The Chiba Lotte Marines - a Japanese ballclub, not Starbucks' newest drink of the month - will soon post to MLB Roki Sasaki, a 23-year-old pitching phenom who might even be better than Yoshinobo Yamamoto, who crushed us in Game Two, before the leaden weight of our shortcomings finished the job.
Thanks to the Byzantine rules for Japanese players migrating to Paradise - (that's us, ha!) - Sasaki shall be limited in how much money he can rake - (don't ask how; it's another rule written for billionaires, by billionaires) - but he does get to choose his next city and jersey.
And let's face it: That's probably the Dodgers.
Why? Well, they have the best team in baseball. They have the most fruitful endorsement market in baseball. They have the best player in baseball. They have the two biggest Japanese stars in baseball. They have the hottest women in baseball. (Sorry, Cleveland, but you've still got Machine Gun Kelly.) And they keep the most questionable financial books in baseball.
That final spoke in their wheel of dominance comes courtesy of their deal with Shohei Ohtani, who will receive deferred salary payments through eternity, long after California and Florida have been swallowed by the oceans, and we are mere festering blemishes of microplastics in some earthworm's underbelly.
I have a theory, and I'm going to spare us both a half-hour of mental tiddlywinks by not researching it. Instead, hell! I'm posting it, straight up, because - hey, these are the modern times, right? - and so, where was I?, oh, yeah, the theory... it goes like this:
Every baseball dynasty came about from a secret advantage that some team cooked up and exploited, and ended only after other franchises caught up.
For example, the Blue Jays of the 1980s: They dominated the AL because super scout Eppy Gurerro built a bridge to Latino players, such as Tony Fernandez and Carlos Delgado.
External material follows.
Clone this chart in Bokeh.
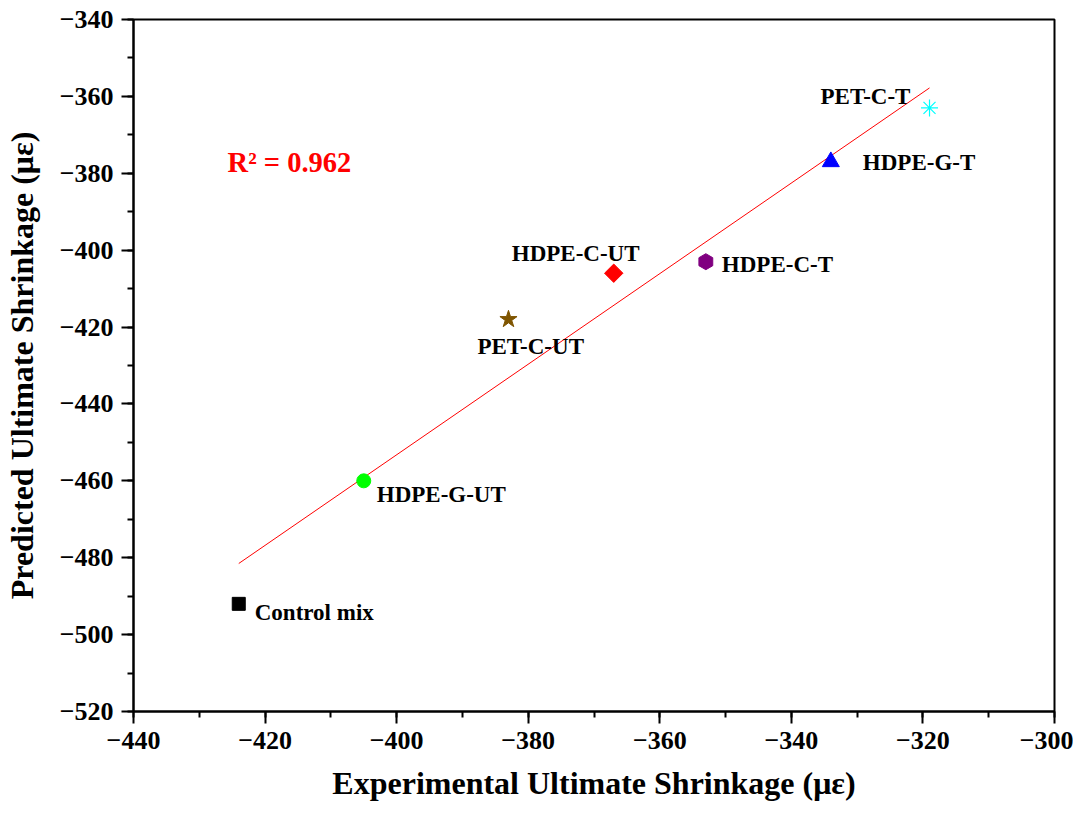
import numpy as np
from bokeh.plotting import figure
from bokeh.models import ColumnDataSource, SingleIntervalTicker, Label
from bokeh.core.properties import value
from bokeh.embed import file_html
from bokeh.resources import INLINE

# ---- data ----
names = ["Control mix", "HDPE-G-UT", "PET-C-UT", "HDPE-C-UT", "HDPE-C-T", "HDPE-G-T", "PET-C-T"]
experimental = [-424, -405, -383, -367, -353, -334, -319]
predicted = [-492, -460, -418, -406, -403, -377, -363]
fit_x = [-424, -319]
fit_y = [-481.5, -357.8]
r2_text = "R² = 0.962"
r2_pos = (-425.7, -377.2)
x_ticks = [-440, -420, -400, -380, -360, -340, -320, -300]
x_tick_labels = ["−440", "−420", "−400", "−380", "−360", "−340", "−320", "−300"]
y_ticks = [-520, -500, -480, -460, -440, -420, -400, -380, -360, -340]
y_tick_labels = ["−520", "−500", "−480", "−460", "−440", "−420", "−400", "−380", "−360", "−340"]

# ---- styles ----
markers = [
    dict(marker="square", size=13, color="#000000", angle=0),
    dict(marker="circle", size=14, color="#00FF00", angle=0),
    dict(marker="star", size=18, color="#7F5500", angle=0),
    dict(marker="square", size=13, color="#FF0000", angle=np.pi / 4),
    dict(marker="hex", size=16, color="#800080", angle=np.pi / 2),
    dict(marker="triangle", size=17, color="#0000FF", angle=0),
    dict(marker="asterisk", size=17, color="#00FFFF", angle=0),
]
label_dx = [16, 13, -31, -102, 16, 32, -109]
label_dy = [9, 14, 27, -20, 3, 1, -11]

FONT = "Liberation Serif"

p = figure(width=1073, height=804, x_range=(-440, -300), y_range=(-520, -340),
           output_backend="svg", toolbar_location=None,
           min_border_left=133, min_border_right=19, min_border_top=19, min_border_bottom=93)
p.xgrid.grid_line_color = None
p.ygrid.grid_line_color = None
p.outline_line_color = "black"
p.outline_line_width = 2
p.background_fill_color = "white"

for ax, ticks, labels in ((p.xaxis[0], x_ticks, x_tick_labels), (p.yaxis[0], y_ticks, y_tick_labels)):
    ax.ticker = SingleIntervalTicker(interval=20, num_minor_ticks=2)
    ax.major_label_overrides = {t: l for t, l in zip(ticks, labels)}
    ax.axis_line_width = 2
    ax.major_tick_line_width = 2
    ax.minor_tick_line_width = 2
    ax.major_tick_out = 12
    ax.major_tick_in = 0
    ax.minor_tick_out = 6
    ax.minor_tick_in = 0
    ax.major_label_text_font = FONT
    ax.major_label_text_font_style = "bold"
    ax.major_label_text_font_size = "26px"
    ax.major_label_text_color = "black"
    ax.axis_label_text_font = FONT
    ax.axis_label_text_font_style = "bold"
    ax.axis_label_text_font_size = "32px"
    ax.axis_label_text_color = "black"

p.xaxis.axis_label = "Experimental Ultimate Shrinkage (με)"
p.yaxis.axis_label = "Predicted Ultimate Shrinkage (με)"
p.xaxis.major_label_standoff = 8
p.yaxis.major_label_standoff = 8
p.xaxis.axis_label_standoff = 13
p.yaxis.axis_label_standoff = 17

# fit line
p.line(fit_x, fit_y, line_color="#FF0000", line_width=1)

# points
for i, m in enumerate(markers):
    p.scatter([experimental[i]], [predicted[i]], marker=m["marker"], size=m["size"],
              fill_color=m["color"], line_color=m["color"], angle=m["angle"],
              line_width=1.2 if m["marker"] == "asterisk" else 1)

# point labels
src = ColumnDataSource(dict(x=experimental, y=predicted, text=names, dx=label_dx, dy=label_dy))
p.text(x="x", y="y", text="text", x_offset="dx", y_offset="dy", source=src,
       text_font=value(FONT), text_font_style="bold", text_font_size="23px",
       text_color="black", text_align="left", text_baseline="alphabetic")

p.add_layout(Label(x=r2_pos[0], y=r2_pos[1], text=r2_text, text_font=FONT,
                   text_font_style="bold", text_font_size="28.5px", text_color="#FF0000",
                   text_align="left", text_baseline="alphabetic"))

open("out.html", "w").write(file_html(p, INLINE))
For several years, Toronto enjoyed an unlimited tap of talent (which we watched firsthand in Syracuse.)
The Yankees dominated the late 1990s because they were the first team to build and own their own TV network/ATM - the YES Channel, featuring Paul O'Neill! - creating millions of dollars for old George to spend.
The Astros briefly dominated in the late 2010s because they figured out how to cheat. The Rangers, Redsocks and Yankees enjoyed brief surges, via their friendly pharmaceuticals: performance enhancing drugs.
And now comes the Dodgers, on the verge of becoming Team Japan, signing the brightest stars from the new frontier. Considering how they cook the books, they might even make a run at Juan Soto.
There is a chance the Mets will rise to dominance, because owner Steve Cohen represents a nexus of infinite money and runaway big dick ego. It hasn't happened yet, but close your eyes, and you can see it. By this time, the Yankees could be deep in the shadow of a raging Godzilla, and I don't mean Hideki Matsui.
Whatever comes about, the Death Barge had better start sweetening its ties to Japan, more than by simply sending Mr. Warmth, Brian Cashman, to watch a game now and then. While Food Stamps Hal works on his winning charm, Hollywood smile and effervescent personality - looking to hypnotize and capture Soto - the world might just pass us by.